The Calendar is for the use of the diocese of Utrecht and the town of Delft with three specific entries in red that help to further localise the manuscript to Delft: on 17 August, St. Ieroen (or Jeroen) who was venerated particularly in the county of Holland; the other two red entries that point particularly to Delft are that of St. Hippolitus on 13 August, patron saint of one of the major churches of Delft, and the feast of St. Ursula and the 11,000 Virgins on 21 October, patrons of one of the other two major churches in Delft.
Our manuscript also bears a 16th-c. ownership entry of the Sint-Agathaklooster in Delft ("Synte achten te delff hoort E. M. [of W]"). This convent was founded in the beginning of the 15th century and after the Reformation became the famous "Prinsenhof" where William the Silent was murdered in 1584.
Ref. The Golden Age of Dutch Manuscript Painting, pp. 187, 194, cat. n. 57, 196-197, cat. n. 59-60. - Rudy, K. M. - "Boston Public Library MS q Med. 86 in the Context of Manuscript Production in Delft", in Beyond Words: New Research on Manuscripts in Boston Collections, ed. J. F. Hamburger, et alii. Toronto, Pontifical Institute of Mediaeval Studies, 2021, pp. 35-58. - Monasticon Batavium, I:51-52.
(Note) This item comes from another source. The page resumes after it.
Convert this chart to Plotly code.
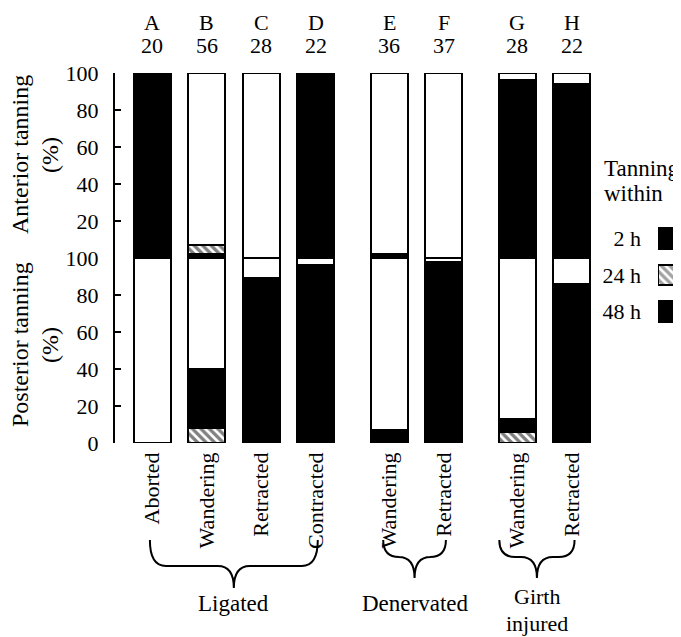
import plotly.graph_objects as go

# ---------------- data ----------------
letters = ["A", "B", "C", "D", "E", "F", "G", "H"]
counts = [20, 56, 28, 22, 36, 37, 28, 22]
states = ["Aborted", "Wandering", "Retracted", "Contracted",
          "Wandering", "Retracted", "Wandering", "Retracted"]
group_names = ["Ligated", "Denervated", "Girth<br>injured"]
group_sizes = [4, 2, 2]

# anterior tanning (%) within 2 h, 24 h, 48 h
ant_2h = [100, 2, 0, 100, 2, 0, 96, 94]
ant_24h = [0, 5, 0, 0, 0, 0, 0, 0]
ant_48h = [0, 0, 0, 0, 0, 0, 0, 0]
# posterior tanning (%) within 2 h, 24 h, 48 h
post_2h = [0, 0, 89, 96, 0, 98, 0, 86]
post_24h = [0, 8, 0, 0, 0, 0, 6, 0]
post_48h = [0, 32, 0, 0, 7, 0, 7, 0]

legend_labels = ["2 h", "24 h", "48 h"]
legend_shapes = ["", "\\", ""]
legend_colors = ["black", "white", "black"]

# ---------------- style ----------------
FONT = "Liberation Serif"
FS = 22      # numbers / tick labels
FSW = 24     # titles / words
LW = 2
BAR_W = 0.68
GROUP_GAP = 0.35
HATCH = dict(shape="\\", fgcolor="black", bgcolor="white", size=6, solidity=0.55)

# the page body adds an 8px offset; compensate
OFF = 8
FIG_W, FIG_H = 681 - OFF, 637 - OFF
ML, MT = 115 - OFF, 73 - OFF
PLOT_W = FIG_W - ML
PLOT_H = 370
MB = FIG_H - MT - PLOT_H

# bar positions: unit spacing inside a group, extra gap between groups
xpos = []
p = 0.0
for size in group_sizes:
    for _ in range(size):
        xpos.append(p)
        p += 1
    p += GROUP_GAP

fig = go.Figure()


def add_stack(v2, v24, v48, yref):
    rest = [100 - a - b - c for a, b, c in zip(v2, v24, v48)]
    parts = [
        (v2, dict(color="black")),
        (v24, dict(color="white", pattern=HATCH)),
        (v48, dict(color="black")),
        (rest, dict(color="white")),
    ]
    for vals, mk in parts:
        mk = dict(mk)
        mk["line"] = dict(color="black", width=LW)
        fig.add_trace(go.Bar(x=xpos, y=vals, width=BAR_W, marker=mk,
                             xaxis="x", yaxis=yref, cliponaxis=False,
                             hoverinfo="skip"))


add_stack(ant_2h, ant_24h, ant_48h, "y")
add_stack(post_2h, post_24h, post_48h, "y2")

# legend boxes as a tiny subplot
fig.add_trace(go.Bar(
    y=legend_labels, x=[1, 1, 1], orientation="h", width=0.56,
    xaxis="x3", yaxis="y3", cliponaxis=False, hoverinfo="skip",
    marker=dict(color=legend_colors,
                pattern=dict(shape=legend_shapes, fgcolor="black",
                             bgcolor="white", size=6, solidity=0.55),
                line=dict(color="black", width=LW))))


def py(pix):  # reference pixel row -> paper y
    return (443 - pix) / PLOT_H


def px(pix):  # reference pixel column -> paper x
    return (pix - 115) / PLOT_W


yaxis_common = dict(range=[0, 100], anchor="x", showline=True, linewidth=LW,
                    linecolor="black", ticks="inside", ticklen=6, tickwidth=LW,
                    tickcolor="black", showgrid=False, zeroline=False,
                    ticklabelstandoff=10, tickfont=dict(size=FS))

fig.update_layout(
    width=FIG_W, height=FIG_H,
    margin=dict(l=ML, r=0, t=MT, b=MB),
    paper_bgcolor="white", plot_bgcolor="white",
    barmode="stack", showlegend=False,
    font=dict(family=FONT, size=FS, color="black"),
    xaxis=dict(domain=[0, 477 / PLOT_W], range=[-0.68, 8.07], anchor="y2",
               tickmode="array", tickvals=xpos, ticktext=states, tickangle=-90,
               showline=False, showgrid=False, zeroline=False, ticks="",
               ticklabelstandoff=4, tickfont=dict(size=FS)),
    yaxis=dict(domain=[0.5, 1], tickvals=[20, 40, 60, 80, 100], **yaxis_common),
    yaxis2=dict(domain=[0, 0.5], tickvals=[0, 20, 40, 60, 80, 100], **yaxis_common),
    xaxis3=dict(domain=[px(658), 1], range=[0, 1], anchor="y3", visible=False),
    yaxis3=dict(domain=[py(330), py(220)], anchor="x3", autorange="reversed",
                showline=False, showgrid=False, zeroline=False, ticks="",
                ticklabelstandoff=16, tickfont=dict(size=FS)),
)

# letters and counts above the bars
for xv, L, n in zip(xpos, letters, counts):
    fig.add_annotation(x=xv, y=py(22), xref="x", yref="paper", text=L,
                       showarrow=False, yanchor="middle")
    fig.add_annotation(x=xv, y=py(45), xref="x", yref="paper", text=str(n),
                       showarrow=False, yanchor="middle")

# y titles
for title, yc in [("Anterior tanning", 155), ("Posterior tanning", 345)]:
    fig.add_annotation(x=px(20), y=py(yc), xref="paper", yref="paper",
                       text=title, textangle=-90, showarrow=False,
                       xanchor="center", yanchor="middle", font=dict(size=FSW))
    fig.add_annotation(x=px(50), y=py(yc), xref="paper", yref="paper",
                       text="(%)", textangle=-90, showarrow=False,
                       xanchor="center", yanchor="middle", font=dict(size=FSW))

# legend title (two lines, tight spacing)
for line, yc in [("Tanning", 168), ("within", 193)]:
    fig.add_annotation(x=px(602), y=py(yc), xref="paper", yref="paper",
                       text=line, showarrow=False, align="left",
                       xanchor="left", yanchor="middle", font=dict(size=23))

# braces below the category labels
UNIT = 477 / (8.07 + 0.68)  # pixels per x unit


def brace_path(xl, xr, ytop, ymid, ytip, rpx=16):
    xc = (xl + xr) / 2
    r = rpx / UNIT
    a, m, t = py(ytop), py(ymid), py(ytip)
    return (f"M{xl},{a} Q{xl},{m} {xl + r},{m} L{xc - r},{m} "
            f"Q{xc},{m} {xc},{t} Q{xc},{m} {xc + r},{m} "
            f"L{xr - r},{m} Q{xr},{m} {xr},{a}")


brace_specs = [  # (offset left, offset right, y of horizontal, y of tip)
    (-0.04, 0.04, 566, 588),
    (-0.11, 0.04, 557, 578),
    (-0.33, 0.05, 557, 578),
]
idx = 0
for gi, size in enumerate(group_sizes):
    first, last = xpos[idx], xpos[idx + size - 1]
    idx += size
    ol, orr, ym, yt = brace_specs[gi]
    xl, xr = first + ol, last + orr
    fig.add_shape(type="path", xref="x", yref="paper",
                  path=brace_path(xl, xr, 540, ym, yt),
                  line=dict(color="black", width=LW))
    lines = group_names[gi].split("<br>")
    for li, line in enumerate(lines):
        yc = 603 if len(lines) == 1 else 596 + 27 * li
        fs = 23 if len(lines) == 1 else 22
        fig.add_annotation(x=(xl + xr) / 2, y=py(yc), xref="x",
                           yref="paper", text=line, showarrow=False,
                           yanchor="middle", font=dict(size=fs))

fig.write_html("out.html")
Prov. Sint-Agathaklooster, Delft (ms. entry, 16th c). - Unidentified possessor E. M. [of W?]. - [H. Howard Hill] (sale at Sotheby's, London, 10 November 1930, lot 1029). - Sold by Gumuchian & Cie, Paris, 1931 (Catalogue XIV, lot 2). - [Georges Petit].
We thank Professor James H. Marrow for his kind help in preparing this entry.